By Jeff Provine
When Sulla died in 78 bc, Julius Caesar returned to Rome as a lawyer, prosecuted Sulla's supporters, and headed to the Greek city of Rhodes to study oratory. Pirates seized his vessel in 75 bc, kidnapped Caesar, and held him for ransom. According to the most well known accounts of this, Caesar felt insulted at the twenty talents (480,000 sesterces) ransom and insisted that the pirates raised the demand to fifty talents (1,200,000 sesterces) more suitable for his status; his retinue quickly raised the money in the local cities, before returning to the pirate stronghold.
Caesar had decided that he would crucify the pirates after he was free. After the money was paid and he was released he assembled a small army and a fleet, after which he captured the pirates and crucified them as he had promised while in captivity – a promise that the pirates had taken as a joke. The Cilician pirates would later be supressed by Caesar's ally and enemy, Pompey in a 66 bc campaign. Caesar rose to power with the conquest of Gaul, forming a triumvirate with Pompey and Crassus, and would become somewhat notable. What however if the Pirates had just killed him when he threatened to crucify them? Below is one take on that scenario.
Chaos in Rome during Sulla’s attempts to become dictator-for-life spread chaos throughout the Mediterranean world. Many Romans were driven abroad to wait out the power struggle while armies of defeated veterans sought mercenary work in a depressed economy. The lack of central authority in the wide sea caused pirates to prey on the sea lanes in hopes of seizing valuable cargo to resell or even a Roman citizen for ransom.
Such was the case of young Gaius Julius Caesar. Following his father’s death in 85 BC, sixteen-year-old Julius became the head of the family. Caesar soon gained a lofty position as the high priest of Jupiter under the administration of Marius, but when Sulla gained power, he fled Rome to join the army fighting rebel nations to the east. Upon Sulla’s death, Caesar returned to Rome and worked to restore his family’s fortunes through law. He was headed toward Rhodes to study oratory when Cilician pirates captured his ship.
Caesar proved to be a snobby prisoner. When they suggested they could get 20 talents (roughly $1 million in 2019) for the head of such an old family, Caesar laughed at them and demanded they ask for 50 talents. He virtually took command of the bandits, giving suggestions on how to conduct themselves and reassigning rations with better food. Finally he began telling the pirates that, as soon as they let him go, he would return with an army to kill them and take back the gold. One pirate had grown weary of the young Roman’s boasts and, in a misguided spurt of anger that cost the crew piles of gold, hit him across the skull with a wooden baton. Caesar died during the resulting seizure.
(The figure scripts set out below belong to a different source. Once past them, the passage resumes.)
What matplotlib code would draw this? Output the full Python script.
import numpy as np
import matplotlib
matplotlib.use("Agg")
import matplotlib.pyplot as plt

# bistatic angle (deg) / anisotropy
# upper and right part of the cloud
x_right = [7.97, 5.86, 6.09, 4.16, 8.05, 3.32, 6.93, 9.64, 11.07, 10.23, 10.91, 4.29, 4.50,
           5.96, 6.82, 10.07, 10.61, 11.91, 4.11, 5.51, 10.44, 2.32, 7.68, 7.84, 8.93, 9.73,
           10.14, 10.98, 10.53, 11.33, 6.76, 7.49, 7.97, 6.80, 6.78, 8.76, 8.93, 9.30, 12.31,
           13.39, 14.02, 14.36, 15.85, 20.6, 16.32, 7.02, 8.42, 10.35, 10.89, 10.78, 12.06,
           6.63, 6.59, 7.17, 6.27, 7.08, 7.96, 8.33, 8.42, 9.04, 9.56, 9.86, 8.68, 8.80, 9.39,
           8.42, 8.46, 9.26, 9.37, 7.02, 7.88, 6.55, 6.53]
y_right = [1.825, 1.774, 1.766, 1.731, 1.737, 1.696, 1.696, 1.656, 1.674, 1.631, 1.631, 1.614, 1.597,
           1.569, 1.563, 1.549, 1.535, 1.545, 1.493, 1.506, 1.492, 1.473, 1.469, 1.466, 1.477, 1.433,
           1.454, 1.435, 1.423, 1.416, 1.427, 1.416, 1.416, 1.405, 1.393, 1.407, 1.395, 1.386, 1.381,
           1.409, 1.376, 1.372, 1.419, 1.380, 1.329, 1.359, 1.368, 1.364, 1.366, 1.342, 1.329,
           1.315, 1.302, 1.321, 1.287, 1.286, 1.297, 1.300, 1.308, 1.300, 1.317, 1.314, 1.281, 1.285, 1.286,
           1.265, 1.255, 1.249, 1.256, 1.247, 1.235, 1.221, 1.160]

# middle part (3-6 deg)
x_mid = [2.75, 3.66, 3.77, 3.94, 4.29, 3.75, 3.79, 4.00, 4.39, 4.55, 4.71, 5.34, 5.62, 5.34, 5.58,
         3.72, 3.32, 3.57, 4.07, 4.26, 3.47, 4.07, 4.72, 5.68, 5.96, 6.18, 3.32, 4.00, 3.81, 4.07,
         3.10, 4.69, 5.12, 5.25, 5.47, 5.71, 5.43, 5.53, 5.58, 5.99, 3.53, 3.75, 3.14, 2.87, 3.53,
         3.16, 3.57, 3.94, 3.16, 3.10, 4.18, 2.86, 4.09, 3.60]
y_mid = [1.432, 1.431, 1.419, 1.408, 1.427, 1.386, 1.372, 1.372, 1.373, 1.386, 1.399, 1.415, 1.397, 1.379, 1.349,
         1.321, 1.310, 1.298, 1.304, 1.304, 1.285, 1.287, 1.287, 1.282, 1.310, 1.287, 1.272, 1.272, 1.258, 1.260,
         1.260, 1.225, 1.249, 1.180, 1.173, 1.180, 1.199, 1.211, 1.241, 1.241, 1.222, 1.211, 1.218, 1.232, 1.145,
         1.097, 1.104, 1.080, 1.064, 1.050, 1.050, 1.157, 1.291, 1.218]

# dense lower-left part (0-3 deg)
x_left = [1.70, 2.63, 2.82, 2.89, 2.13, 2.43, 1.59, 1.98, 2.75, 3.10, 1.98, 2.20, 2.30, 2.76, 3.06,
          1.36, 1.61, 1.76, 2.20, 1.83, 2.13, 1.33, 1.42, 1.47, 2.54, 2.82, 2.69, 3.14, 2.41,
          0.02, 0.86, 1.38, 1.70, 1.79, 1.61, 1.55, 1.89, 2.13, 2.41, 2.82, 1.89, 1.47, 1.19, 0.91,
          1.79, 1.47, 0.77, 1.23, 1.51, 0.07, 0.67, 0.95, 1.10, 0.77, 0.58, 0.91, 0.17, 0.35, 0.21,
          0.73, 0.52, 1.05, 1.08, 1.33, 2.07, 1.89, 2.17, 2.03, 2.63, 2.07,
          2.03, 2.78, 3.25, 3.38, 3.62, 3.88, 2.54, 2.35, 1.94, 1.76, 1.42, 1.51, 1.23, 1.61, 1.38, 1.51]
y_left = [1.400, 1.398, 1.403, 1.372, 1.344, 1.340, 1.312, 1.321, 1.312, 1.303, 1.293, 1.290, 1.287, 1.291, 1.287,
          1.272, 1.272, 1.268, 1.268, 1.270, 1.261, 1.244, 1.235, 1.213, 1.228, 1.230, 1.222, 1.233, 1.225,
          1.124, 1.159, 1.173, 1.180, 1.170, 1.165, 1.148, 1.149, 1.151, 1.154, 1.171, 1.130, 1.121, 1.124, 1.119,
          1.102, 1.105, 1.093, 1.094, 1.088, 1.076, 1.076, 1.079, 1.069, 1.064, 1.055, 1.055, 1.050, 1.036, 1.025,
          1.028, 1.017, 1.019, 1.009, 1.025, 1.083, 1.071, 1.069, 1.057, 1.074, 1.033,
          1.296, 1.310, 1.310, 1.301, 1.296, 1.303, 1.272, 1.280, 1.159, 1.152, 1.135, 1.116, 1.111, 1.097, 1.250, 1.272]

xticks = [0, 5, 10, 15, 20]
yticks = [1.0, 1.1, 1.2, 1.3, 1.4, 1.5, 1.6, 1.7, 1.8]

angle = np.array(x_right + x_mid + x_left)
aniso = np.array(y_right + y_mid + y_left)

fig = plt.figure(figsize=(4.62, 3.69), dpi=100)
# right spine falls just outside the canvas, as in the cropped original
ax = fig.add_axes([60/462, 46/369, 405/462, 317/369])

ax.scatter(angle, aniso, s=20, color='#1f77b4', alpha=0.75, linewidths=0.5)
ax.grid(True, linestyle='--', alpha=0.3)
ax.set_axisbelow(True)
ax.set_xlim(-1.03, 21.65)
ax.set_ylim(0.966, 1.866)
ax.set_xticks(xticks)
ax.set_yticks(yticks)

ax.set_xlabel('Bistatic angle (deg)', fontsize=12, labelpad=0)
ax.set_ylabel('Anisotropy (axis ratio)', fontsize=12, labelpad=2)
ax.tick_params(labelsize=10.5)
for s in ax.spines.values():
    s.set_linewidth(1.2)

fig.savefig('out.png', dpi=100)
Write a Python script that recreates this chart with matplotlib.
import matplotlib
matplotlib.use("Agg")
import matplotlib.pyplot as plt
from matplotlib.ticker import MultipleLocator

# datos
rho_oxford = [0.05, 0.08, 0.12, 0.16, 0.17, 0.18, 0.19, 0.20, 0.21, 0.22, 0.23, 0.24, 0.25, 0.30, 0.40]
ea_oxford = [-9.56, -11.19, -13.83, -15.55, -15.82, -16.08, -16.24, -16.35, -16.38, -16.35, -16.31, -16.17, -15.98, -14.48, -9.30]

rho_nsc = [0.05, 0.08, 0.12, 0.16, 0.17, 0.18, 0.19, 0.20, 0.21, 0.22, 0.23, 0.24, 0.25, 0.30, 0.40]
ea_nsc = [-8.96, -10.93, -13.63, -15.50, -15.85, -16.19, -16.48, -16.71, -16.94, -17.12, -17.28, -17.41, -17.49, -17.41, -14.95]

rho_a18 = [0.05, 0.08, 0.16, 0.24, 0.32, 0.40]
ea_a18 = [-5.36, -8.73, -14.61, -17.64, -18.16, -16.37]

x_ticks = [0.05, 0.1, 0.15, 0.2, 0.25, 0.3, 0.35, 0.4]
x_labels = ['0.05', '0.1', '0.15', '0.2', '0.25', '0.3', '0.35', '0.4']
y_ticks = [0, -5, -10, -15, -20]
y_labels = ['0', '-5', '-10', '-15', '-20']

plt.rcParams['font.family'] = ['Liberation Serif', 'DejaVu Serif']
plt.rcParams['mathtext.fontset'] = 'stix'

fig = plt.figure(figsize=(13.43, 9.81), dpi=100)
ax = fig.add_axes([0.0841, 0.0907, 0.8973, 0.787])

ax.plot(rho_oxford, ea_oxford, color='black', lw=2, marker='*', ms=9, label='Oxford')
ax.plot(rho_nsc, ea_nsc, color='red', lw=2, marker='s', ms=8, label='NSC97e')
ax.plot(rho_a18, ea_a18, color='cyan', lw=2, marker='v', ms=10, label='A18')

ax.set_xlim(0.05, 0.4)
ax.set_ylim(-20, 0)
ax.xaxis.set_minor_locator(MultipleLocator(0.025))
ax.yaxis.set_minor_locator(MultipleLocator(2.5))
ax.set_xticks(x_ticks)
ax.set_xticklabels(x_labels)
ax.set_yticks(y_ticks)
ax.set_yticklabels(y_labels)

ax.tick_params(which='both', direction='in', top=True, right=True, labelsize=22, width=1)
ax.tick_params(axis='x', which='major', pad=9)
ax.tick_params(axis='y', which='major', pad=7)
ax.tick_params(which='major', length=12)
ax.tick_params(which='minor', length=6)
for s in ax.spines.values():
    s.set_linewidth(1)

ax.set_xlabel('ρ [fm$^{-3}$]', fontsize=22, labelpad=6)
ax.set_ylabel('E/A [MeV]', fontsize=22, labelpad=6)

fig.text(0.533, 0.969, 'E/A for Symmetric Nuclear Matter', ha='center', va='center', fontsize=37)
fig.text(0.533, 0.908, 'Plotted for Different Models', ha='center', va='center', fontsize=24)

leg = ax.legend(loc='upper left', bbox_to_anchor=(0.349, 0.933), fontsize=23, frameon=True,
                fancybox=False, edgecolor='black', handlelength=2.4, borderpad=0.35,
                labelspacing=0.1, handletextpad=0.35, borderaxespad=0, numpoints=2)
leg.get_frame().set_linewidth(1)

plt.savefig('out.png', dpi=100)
Rome was horrified when they heard the news. The Caesars fell on especially hard times and would never gain much prominence in the republic, though their friends kept the family afloat. The murdered ambitious young heir became a common trope in Roman satyr plays and Mediterranean literature in the centuries to come. At the time, the death of Caesar caused public outcry for safety at sea. Following his triumphant return to Rome from the Mithridatic wars, Pompey the Great launched a campaign that destroyed over 800 ships and eliminated pirate strongholds along the Asian coast.
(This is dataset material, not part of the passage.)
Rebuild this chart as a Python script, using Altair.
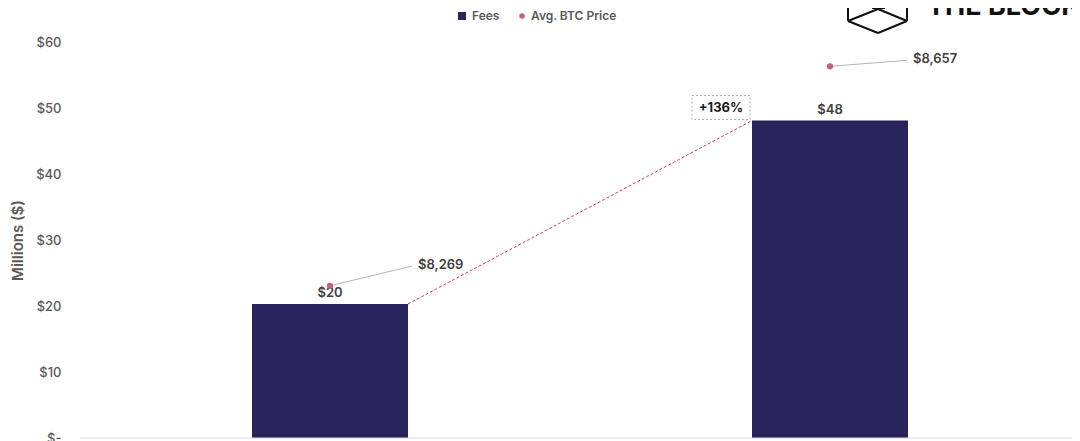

With the sea safe again, the Roman economy surged. Pompey served as an effective leader after the troubled times, working to moderate political enemies and reform government corruption. He dealt effectively with rivals, such as Marcus Licinius Crassus, the famous richest man in all of Rome. Crassus, too, had an impressive list of successes with victories in the Servile Wars against Spartacus, although it was nothing compared to Pompey’s. He had spent most of his lifetime accumulating wealth with shrewd schemes such as buying up buildings ruined by fire, repairing them with his army of slaves, and reselling them at tremendous profit. He even sped up the rate of success by founding his own fire brigade and running with them to buildings on fire; there, he would offer to buy the building while still on fire and then send his men to put it out before any more damage was done. If owners did not sell, Crassus and his firemen would watch cheering as the building burnt to the ground.
Not wanting to deal with Crassus’s scheming in Rome, Pompey orchestrated him being dispatched as governor of Syria. Crassus used Roman military might in new money-making schemes, such as looting the Hebrew Temple in Jerusalem. The seemingly boundless wealth of the Parthians lay to the east, but Crassus doubted that he had the forces to take such an empire since it had taken three wars to settle Mithridates in Asia Minor. Instead, he focused on trade. During his interviews with merchants and ambassadors, he learned that much of Parthia’s wealth was actually derived as middle-men in the trade with India and, even farther east, China with its mysterious shining fabric silk.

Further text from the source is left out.